Lake Kamunzuku in Kasyohakitomi forest, Rubirizi District, is facing silting. PHOTO / FELIX AINEBYOONA 

What you need to know:

  • Kamunzuku is one of the 32 crater lakes in the district and is also a tourism site.
  • Mr Thomas Neema, a resident of Butoha Parish and tour guide, said the forest reserve, which had been acting as a buffer, was destroyed, causing flooding.

Residents and leaders of Rubirizi District have attributed the contamination of Lake Kamunzuku in Kasyohakitomi Central Forest Reserve, Magambo Sub-county, to silting caused by poor farming practices.

Kamunzuku is one of the 32 crater lakes in the district and is also a tourism site.

Mr Thomas Neema, a resident of Butoha Parish and tour guide, said the forest reserve, which had been acting as a buffer, was destroyed, causing flooding.

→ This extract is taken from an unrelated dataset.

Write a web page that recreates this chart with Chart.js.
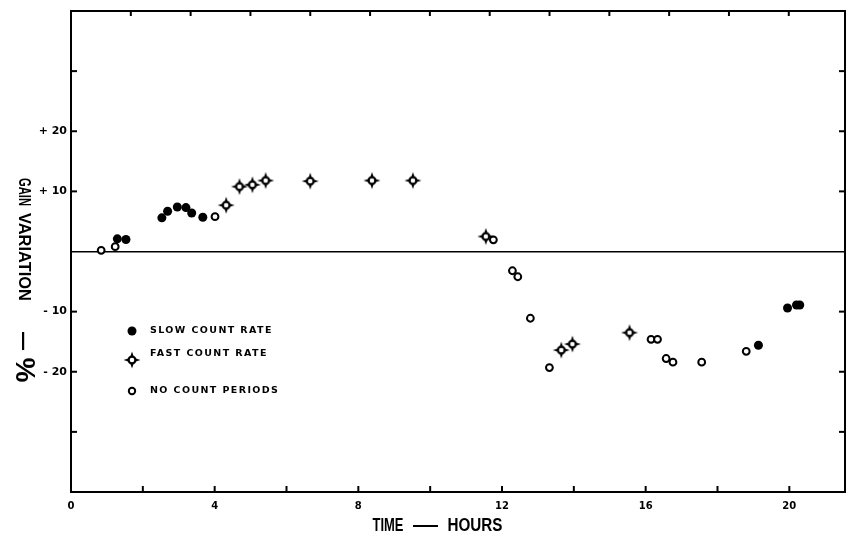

 “The NFA allowed an investor to cut down a forest to plant eucalyptus trees. There is no buffer zone between the agricultural activities and the lake, so when it rains, the floods carry the soil into the lake,” Mr Neema said.

 The chairperson of Butoha Parish, Mr Vincent Kakye, who is also the Butoha Conservation and Eco-tourism Association chairperson, said their tourism site is being threatened.

The district environmental officer, Mr  Aggrey Agaba, said many people have encroached on the environment to get land for farming.

 “Rubirizi is densely populated with about 140,000 people and with fertile soils, so increase in population has reduced land for cultivation and people resort to encroaching on the protected zones,” he said.

Mr Agaba said the district will investigate to find out if the investor, Mr Charles Kiberu Nsubuga, is renting out the forest land to farmers for cultivation instead of planting trees.

“If he delays, then we will give the land to another person but some people apply delay tactics and decide to hire it to other farmers, but I will follow it up,” he said.

However, Mr Kiberu, whom NFA leased 45 hectares of the land in 2003, denied hiring out the land to farmers.

“Whoever is doing agriculture there should be arrested because that is illegal . It seems my manager has been conniving with them (farmers) and I have instructed him to stop those activities,” he said.

He added: “I do not want them because the NFA had instructed me to only plant trees. I am going to plant trees this season since I have the seedlings. I am going to camp there and remove [anything illegal].”

The NFA district supervisor, Mr Amos Tumukunde,  said the changing water is due to natural causes.

“The water is slowly turning green so at times it is a natural phenomenon as a result of global warming but it has nothing to do with erosion or farming,” he said.

Mr Tumukunde said NFA leased out the land to create a buffer.

“We wanted to protect the lake to stop the run off of water so we gave it to a private planter for 10 years to plant trees to act as a buffer,” he said.